GIVEN REQUEST:
Set down each entry exactly as given; pictures should not appear in the copy.

RECORD LIST:

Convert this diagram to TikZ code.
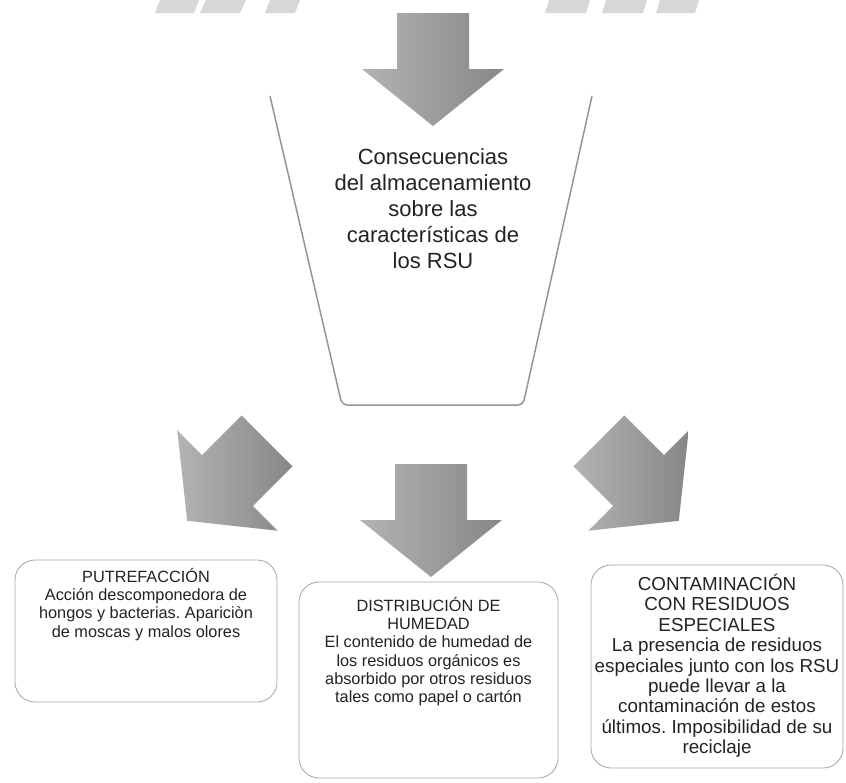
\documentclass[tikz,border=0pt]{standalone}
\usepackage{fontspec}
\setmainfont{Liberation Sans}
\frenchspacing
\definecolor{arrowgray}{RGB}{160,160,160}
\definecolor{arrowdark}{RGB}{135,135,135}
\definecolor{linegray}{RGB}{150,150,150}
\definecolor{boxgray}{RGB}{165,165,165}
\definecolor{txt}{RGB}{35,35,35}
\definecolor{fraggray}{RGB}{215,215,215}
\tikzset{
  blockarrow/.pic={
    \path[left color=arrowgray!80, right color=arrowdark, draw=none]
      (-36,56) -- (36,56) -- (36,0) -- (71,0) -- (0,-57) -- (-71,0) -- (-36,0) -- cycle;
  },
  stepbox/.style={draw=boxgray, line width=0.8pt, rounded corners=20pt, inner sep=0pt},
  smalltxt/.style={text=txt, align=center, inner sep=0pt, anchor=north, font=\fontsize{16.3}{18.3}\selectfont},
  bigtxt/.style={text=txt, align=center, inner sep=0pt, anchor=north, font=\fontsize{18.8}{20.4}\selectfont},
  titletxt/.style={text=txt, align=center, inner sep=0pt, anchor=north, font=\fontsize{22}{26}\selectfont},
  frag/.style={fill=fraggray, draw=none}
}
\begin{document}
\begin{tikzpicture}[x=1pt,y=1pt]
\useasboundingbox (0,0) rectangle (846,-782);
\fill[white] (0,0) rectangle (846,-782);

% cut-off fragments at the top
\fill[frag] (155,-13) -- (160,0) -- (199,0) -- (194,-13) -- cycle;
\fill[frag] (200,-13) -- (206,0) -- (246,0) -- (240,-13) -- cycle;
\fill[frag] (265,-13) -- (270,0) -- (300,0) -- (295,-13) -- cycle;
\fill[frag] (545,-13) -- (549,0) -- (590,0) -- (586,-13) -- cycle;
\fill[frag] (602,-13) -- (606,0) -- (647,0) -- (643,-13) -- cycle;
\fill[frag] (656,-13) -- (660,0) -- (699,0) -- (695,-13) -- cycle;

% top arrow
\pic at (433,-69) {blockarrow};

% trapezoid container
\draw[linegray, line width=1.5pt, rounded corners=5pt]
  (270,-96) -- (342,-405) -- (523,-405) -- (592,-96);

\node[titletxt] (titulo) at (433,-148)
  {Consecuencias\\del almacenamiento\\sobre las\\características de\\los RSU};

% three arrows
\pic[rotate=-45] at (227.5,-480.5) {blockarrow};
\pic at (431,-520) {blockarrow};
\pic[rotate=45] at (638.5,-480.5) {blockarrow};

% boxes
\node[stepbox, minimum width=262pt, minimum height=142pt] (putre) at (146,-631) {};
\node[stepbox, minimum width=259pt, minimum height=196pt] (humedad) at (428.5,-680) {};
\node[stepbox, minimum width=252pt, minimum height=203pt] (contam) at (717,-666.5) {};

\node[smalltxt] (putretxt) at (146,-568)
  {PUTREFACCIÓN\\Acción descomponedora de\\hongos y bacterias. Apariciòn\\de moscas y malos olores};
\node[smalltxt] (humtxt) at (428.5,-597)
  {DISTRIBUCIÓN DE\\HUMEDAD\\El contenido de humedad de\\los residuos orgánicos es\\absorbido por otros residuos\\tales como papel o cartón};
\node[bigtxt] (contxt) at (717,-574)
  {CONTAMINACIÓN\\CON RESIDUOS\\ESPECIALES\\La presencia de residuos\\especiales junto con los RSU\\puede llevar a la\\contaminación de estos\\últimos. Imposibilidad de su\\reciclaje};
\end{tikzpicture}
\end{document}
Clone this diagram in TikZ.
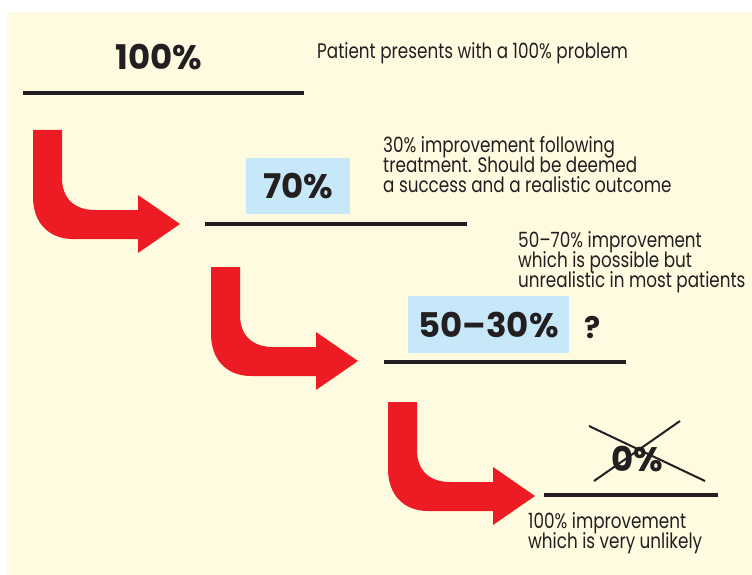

RESULT OF THIS TASK:
Convert this diagram to TikZ code.
\documentclass[tikz,border=0pt]{standalone}
\usepackage{fontspec}
\setmainfont{Liberation Sans}
\frenchspacing
\definecolor{arrowgray}{RGB}{160,160,160}
\definecolor{arrowdark}{RGB}{135,135,135}
\definecolor{linegray}{RGB}{150,150,150}
\definecolor{boxgray}{RGB}{165,165,165}
\definecolor{txt}{RGB}{35,35,35}
\definecolor{fraggray}{RGB}{215,215,215}
\tikzset{
  blockarrow/.pic={
    \path[left color=arrowgray!80, right color=arrowdark, draw=none]
      (-36,56) -- (36,56) -- (36,0) -- (71,0) -- (0,-57) -- (-71,0) -- (-36,0) -- cycle;
  },
  stepbox/.style={draw=boxgray, line width=0.8pt, rounded corners=20pt, inner sep=0pt},
  smalltxt/.style={text=txt, align=center, inner sep=0pt, anchor=north, font=\fontsize{16.3}{18.3}\selectfont},
  bigtxt/.style={text=txt, align=center, inner sep=0pt, anchor=north, font=\fontsize{18.8}{20.4}\selectfont},
  titletxt/.style={text=txt, align=center, inner sep=0pt, anchor=north, font=\fontsize{22}{26}\selectfont},
  frag/.style={fill=fraggray, draw=none}
}
\begin{document}
\begin{tikzpicture}[x=1pt,y=1pt]
\useasboundingbox (0,0) rectangle (846,-782);
\fill[white] (0,0) rectangle (846,-782);

% cut-off fragments at the top
\fill[frag] (155,-13) -- (160,0) -- (199,0) -- (194,-13) -- cycle;
\fill[frag] (200,-13) -- (206,0) -- (246,0) -- (240,-13) -- cycle;
\fill[frag] (265,-13) -- (270,0) -- (300,0) -- (295,-13) -- cycle;
\fill[frag] (545,-13) -- (549,0) -- (590,0) -- (586,-13) -- cycle;
\fill[frag] (602,-13) -- (606,0) -- (647,0) -- (643,-13) -- cycle;
\fill[frag] (656,-13) -- (660,0) -- (699,0) -- (695,-13) -- cycle;

% top arrow
\pic at (433,-69) {blockarrow};

% trapezoid container
\draw[linegray, line width=1.5pt, rounded corners=5pt]
  (270,-96) -- (342,-405) -- (523,-405) -- (592,-96);

\node[titletxt] (titulo) at (433,-148)
  {Consecuencias\\del almacenamiento\\sobre las\\características de\\los RSU};

% three arrows
\pic[rotate=-45] at (227.5,-480.5) {blockarrow};
\pic at (431,-520) {blockarrow};
\pic[rotate=45] at (638.5,-480.5) {blockarrow};

% boxes
\node[stepbox, minimum width=262pt, minimum height=142pt] (putre) at (146,-631) {};
\node[stepbox, minimum width=259pt, minimum height=196pt] (humedad) at (428.5,-680) {};
\node[stepbox, minimum width=252pt, minimum height=203pt] (contam) at (717,-666.5) {};

\node[smalltxt] (putretxt) at (146,-568)
  {PUTREFACCIÓN\\Acción descomponedora de\\hongos y bacterias. Apariciòn\\de moscas y malos olores};
\node[smalltxt] (humtxt) at (428.5,-597)
  {DISTRIBUCIÓN DE\\HUMEDAD\\El contenido de humedad de\\los residuos orgánicos es\\absorbido por otros residuos\\tales como papel o cartón};
\node[bigtxt] (contxt) at (717,-574)
  {CONTAMINACIÓN\\CON RESIDUOS\\ESPECIALES\\La presencia de residuos\\especiales junto con los RSU\\puede llevar a la\\contaminación de estos\\últimos. Imposibilidad de su\\reciclaje};
\end{tikzpicture}
\end{document}
Clone this diagram in TikZ.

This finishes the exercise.